Texas Confederate Flag License Plate Denial Before 5th Cir.

By Brett Snider, Esq. on November 12, 2013 | Last updated on March 21, 2019

Proponents of a Confederate flag license plate for Texas drivers brought their case before the Fifth Circuit last week, hoping to renew their fight against the DMV which denied the controversial plate.

According to The Associated Press, the Sons of Confederate Veterans renewed the fight in a case they had brought against the Texas Department of Motor Vehicles (DMV) in 2011 for rejecting their proposal to place a Confederate flag symbol on a "specialty plate."

Is this really a case of rights being trampled?

District Court Denies 1st Amendment Argument

The case has its genesis in a 2011 unanimous rejection by the Texas DMV Board of the Sons of Confederate Veterans' ("Sons") plan to emblazon a Confederate flag on a new Texas license plate. Then-presidential hopeful Gov. Rick Perry -- fresh off of defending himself over "N-word" Ranch -- decided to oppose this plan as well, effectively ending the Sons' dreams of highway viewing of the stars and bars.

That is, until they filed suit in Texas federal court in December 2011, claiming that denying the proposal was a First Amendment violation. Fast forward to April 2013 when a federal district court judge ruled for the DMV, finding the license plates to be properly regulated as a non-public forum.

The court leaned heavily on a 1995 case in which the Fifth Circuit ruled highway adoption by the KKK could be regulated as a non-public forum. Similar to this case, the state DMV was well within its rights to regulate a non-public forum's content.

Regulating offensive content -- like symbols which evoke hateful racist images and many find patently offensive -- is just peachy in non-public forums, as long as it isn't simply viewpoint discrimination.

5th Circuit Hears Sons' Viewpoint Argument

Which brings us now to November 2013, as Sons argued before the Fifth Circuit on Wednesday that the state was essentially "silenc[ing] one point of view and endors[ing] the views of others" regarding the meaning of the Confederate flag, reports the AP.

The DMV Board argued that simply denying a plate based on Texas law -- which authorizes the Board to deny any plate "if the design might be offensive to any member of the public" -- does not constitute taking a stand on the semantics of the Confederate flag. It does acknowledge that there are at least some members of the public who would have found Sons' proposed plate offensive.

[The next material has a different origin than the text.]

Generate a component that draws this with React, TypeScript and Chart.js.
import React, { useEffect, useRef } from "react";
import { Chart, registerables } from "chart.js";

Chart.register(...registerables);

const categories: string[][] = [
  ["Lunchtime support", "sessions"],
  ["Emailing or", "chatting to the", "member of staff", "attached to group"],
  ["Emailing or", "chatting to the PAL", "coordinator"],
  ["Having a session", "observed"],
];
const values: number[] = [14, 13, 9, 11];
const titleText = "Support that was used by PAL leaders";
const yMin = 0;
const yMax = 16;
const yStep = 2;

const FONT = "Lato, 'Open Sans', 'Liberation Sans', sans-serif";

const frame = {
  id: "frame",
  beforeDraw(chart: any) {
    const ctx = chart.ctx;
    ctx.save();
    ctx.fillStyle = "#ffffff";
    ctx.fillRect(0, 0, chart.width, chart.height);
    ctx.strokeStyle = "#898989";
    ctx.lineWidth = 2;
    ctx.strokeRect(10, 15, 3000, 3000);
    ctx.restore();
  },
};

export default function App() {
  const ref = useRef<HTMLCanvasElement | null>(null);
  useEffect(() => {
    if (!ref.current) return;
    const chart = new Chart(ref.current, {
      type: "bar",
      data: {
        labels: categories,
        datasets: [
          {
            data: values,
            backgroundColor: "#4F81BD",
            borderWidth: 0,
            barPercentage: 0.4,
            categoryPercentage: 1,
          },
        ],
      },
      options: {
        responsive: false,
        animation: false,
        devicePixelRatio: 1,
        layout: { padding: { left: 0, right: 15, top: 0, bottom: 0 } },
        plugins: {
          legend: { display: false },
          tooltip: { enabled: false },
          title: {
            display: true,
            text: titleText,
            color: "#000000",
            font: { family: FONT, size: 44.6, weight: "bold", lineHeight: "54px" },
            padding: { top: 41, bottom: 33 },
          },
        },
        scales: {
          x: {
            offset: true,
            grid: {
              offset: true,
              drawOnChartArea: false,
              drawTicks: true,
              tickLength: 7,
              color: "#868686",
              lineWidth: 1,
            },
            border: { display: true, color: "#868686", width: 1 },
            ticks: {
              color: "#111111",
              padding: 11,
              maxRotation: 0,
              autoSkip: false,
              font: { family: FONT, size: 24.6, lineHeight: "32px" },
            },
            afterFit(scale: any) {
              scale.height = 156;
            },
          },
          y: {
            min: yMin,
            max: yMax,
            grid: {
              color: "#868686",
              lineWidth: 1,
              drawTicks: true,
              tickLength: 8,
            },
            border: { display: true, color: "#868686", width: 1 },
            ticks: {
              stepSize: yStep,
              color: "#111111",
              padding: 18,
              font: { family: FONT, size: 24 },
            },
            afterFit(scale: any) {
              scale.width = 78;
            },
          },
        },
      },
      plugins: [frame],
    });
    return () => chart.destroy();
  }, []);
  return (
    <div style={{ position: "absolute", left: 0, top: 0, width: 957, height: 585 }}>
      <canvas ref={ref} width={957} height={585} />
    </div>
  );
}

If the State doesn't win the viewpoint discrimination argument, it may prevail on the somewhat new "government speech" doctrine from the Supreme Court's Pleasant Grove decision. Under this theory, which was rejected by the lower court, Texas plates are not subject to free speech balancing because they constitute government speech -- like choosing permanent monuments in public space.

Bottom Line

According to the AP, Sons currently has specialty plates with the same design in at least nine states, but Texas might not be the 10th.